#### Stated problem:
Leave out all pictures. Return exactly the lines from the top of the material through the line containing "e_V = [0.56, 8e-31]".
+-------+
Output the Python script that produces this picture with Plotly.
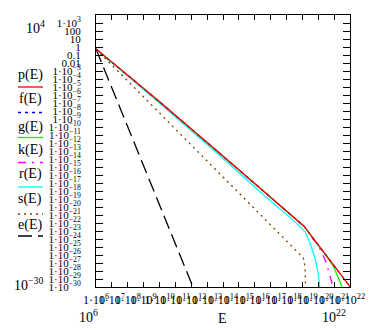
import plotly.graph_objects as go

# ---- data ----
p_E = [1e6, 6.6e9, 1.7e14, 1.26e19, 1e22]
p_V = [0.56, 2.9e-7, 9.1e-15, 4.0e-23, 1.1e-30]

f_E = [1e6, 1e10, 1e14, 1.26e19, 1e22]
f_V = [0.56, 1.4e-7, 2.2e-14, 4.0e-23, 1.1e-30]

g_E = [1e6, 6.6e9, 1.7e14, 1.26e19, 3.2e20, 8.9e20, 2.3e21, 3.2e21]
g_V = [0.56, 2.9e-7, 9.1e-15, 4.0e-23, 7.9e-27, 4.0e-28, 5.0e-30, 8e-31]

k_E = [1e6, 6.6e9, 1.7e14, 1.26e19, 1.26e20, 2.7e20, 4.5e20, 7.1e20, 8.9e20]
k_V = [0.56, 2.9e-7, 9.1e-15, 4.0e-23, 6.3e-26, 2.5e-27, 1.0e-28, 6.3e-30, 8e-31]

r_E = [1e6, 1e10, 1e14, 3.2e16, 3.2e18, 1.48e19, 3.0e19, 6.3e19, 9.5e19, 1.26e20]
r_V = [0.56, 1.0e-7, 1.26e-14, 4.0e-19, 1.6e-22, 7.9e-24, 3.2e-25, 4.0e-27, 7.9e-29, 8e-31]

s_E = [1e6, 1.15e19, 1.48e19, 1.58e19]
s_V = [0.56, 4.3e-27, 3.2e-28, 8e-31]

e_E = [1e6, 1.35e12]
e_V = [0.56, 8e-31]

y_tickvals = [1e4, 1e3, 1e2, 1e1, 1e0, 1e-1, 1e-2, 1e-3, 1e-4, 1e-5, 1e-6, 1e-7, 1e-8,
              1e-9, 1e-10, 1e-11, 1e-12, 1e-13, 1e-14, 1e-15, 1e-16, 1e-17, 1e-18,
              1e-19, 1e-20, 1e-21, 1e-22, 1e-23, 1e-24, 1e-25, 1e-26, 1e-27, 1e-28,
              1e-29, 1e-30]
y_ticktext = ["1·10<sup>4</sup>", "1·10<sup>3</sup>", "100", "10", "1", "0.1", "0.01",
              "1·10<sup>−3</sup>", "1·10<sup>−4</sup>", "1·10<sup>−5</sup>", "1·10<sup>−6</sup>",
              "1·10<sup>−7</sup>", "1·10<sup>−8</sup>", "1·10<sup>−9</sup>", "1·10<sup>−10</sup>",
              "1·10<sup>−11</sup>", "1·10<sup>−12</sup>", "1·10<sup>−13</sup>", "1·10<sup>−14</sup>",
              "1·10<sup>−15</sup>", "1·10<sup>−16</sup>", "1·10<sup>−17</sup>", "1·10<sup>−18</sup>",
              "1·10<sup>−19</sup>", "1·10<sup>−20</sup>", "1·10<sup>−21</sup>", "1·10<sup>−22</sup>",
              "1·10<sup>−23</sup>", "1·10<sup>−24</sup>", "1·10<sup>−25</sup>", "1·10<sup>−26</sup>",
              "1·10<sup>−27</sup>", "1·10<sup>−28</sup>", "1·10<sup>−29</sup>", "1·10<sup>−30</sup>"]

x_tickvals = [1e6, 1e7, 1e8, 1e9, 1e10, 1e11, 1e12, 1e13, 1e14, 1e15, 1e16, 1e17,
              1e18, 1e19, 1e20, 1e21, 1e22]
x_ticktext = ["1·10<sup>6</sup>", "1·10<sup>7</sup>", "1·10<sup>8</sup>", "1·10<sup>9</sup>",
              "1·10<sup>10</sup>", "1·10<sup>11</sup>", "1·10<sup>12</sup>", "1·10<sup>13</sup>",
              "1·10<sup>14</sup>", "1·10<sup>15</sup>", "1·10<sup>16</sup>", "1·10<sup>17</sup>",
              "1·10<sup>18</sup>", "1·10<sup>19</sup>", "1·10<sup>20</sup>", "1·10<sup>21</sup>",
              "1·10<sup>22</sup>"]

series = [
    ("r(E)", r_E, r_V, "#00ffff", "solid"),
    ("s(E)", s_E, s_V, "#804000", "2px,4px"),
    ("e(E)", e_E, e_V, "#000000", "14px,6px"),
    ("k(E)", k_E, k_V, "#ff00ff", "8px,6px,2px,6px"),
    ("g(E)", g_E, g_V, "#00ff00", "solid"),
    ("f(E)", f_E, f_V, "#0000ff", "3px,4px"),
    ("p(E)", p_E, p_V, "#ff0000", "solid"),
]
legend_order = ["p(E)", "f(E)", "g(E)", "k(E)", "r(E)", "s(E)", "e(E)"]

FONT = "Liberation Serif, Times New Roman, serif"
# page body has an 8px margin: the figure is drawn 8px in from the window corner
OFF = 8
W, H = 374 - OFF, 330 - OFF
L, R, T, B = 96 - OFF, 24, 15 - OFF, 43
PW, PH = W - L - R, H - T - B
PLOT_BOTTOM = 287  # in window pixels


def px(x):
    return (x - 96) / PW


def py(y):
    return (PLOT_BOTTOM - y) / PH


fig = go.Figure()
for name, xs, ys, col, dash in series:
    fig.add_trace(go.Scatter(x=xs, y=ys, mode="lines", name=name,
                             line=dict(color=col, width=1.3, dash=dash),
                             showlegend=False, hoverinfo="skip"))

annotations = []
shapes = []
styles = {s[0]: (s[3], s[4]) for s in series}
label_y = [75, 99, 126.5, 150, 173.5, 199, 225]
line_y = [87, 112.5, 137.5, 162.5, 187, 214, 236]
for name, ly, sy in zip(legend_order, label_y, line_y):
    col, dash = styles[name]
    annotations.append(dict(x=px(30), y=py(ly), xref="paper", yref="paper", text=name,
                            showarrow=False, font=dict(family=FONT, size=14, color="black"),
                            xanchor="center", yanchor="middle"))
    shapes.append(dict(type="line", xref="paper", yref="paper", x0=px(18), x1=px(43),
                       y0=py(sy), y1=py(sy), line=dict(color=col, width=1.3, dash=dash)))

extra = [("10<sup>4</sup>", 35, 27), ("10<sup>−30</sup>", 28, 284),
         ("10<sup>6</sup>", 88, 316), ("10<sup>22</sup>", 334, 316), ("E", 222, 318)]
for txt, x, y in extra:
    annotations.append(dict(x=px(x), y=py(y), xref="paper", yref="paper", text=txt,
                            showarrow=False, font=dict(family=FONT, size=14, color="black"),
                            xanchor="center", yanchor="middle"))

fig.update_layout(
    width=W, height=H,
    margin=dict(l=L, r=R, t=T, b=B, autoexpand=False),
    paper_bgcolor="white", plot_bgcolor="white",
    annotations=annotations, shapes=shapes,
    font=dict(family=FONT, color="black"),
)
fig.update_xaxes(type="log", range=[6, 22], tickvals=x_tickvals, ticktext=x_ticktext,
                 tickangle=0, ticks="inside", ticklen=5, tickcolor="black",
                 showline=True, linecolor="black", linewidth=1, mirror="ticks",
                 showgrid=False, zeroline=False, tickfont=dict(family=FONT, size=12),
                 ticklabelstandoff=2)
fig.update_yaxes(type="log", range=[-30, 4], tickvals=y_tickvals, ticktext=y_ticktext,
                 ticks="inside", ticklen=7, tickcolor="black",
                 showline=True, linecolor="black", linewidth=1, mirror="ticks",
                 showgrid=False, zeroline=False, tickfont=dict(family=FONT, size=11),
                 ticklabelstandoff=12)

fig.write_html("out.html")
+-------+
#### The answer:
Output the Python script that produces this picture with Plotly.
import plotly.graph_objects as go

# ---- data ----
p_E = [1e6, 6.6e9, 1.7e14, 1.26e19, 1e22]
p_V = [0.56, 2.9e-7, 9.1e-15, 4.0e-23, 1.1e-30]

f_E = [1e6, 1e10, 1e14, 1.26e19, 1e22]
f_V = [0.56, 1.4e-7, 2.2e-14, 4.0e-23, 1.1e-30]

g_E = [1e6, 6.6e9, 1.7e14, 1.26e19, 3.2e20, 8.9e20, 2.3e21, 3.2e21]
g_V = [0.56, 2.9e-7, 9.1e-15, 4.0e-23, 7.9e-27, 4.0e-28, 5.0e-30, 8e-31]

k_E = [1e6, 6.6e9, 1.7e14, 1.26e19, 1.26e20, 2.7e20, 4.5e20, 7.1e20, 8.9e20]
k_V = [0.56, 2.9e-7, 9.1e-15, 4.0e-23, 6.3e-26, 2.5e-27, 1.0e-28, 6.3e-30, 8e-31]

r_E = [1e6, 1e10, 1e14, 3.2e16, 3.2e18, 1.48e19, 3.0e19, 6.3e19, 9.5e19, 1.26e20]
r_V = [0.56, 1.0e-7, 1.26e-14, 4.0e-19, 1.6e-22, 7.9e-24, 3.2e-25, 4.0e-27, 7.9e-29, 8e-31]

s_E = [1e6, 1.15e19, 1.48e19, 1.58e19]
s_V = [0.56, 4.3e-27, 3.2e-28, 8e-31]

e_E = [1e6, 1.35e12]
e_V = [0.56, 8e-31]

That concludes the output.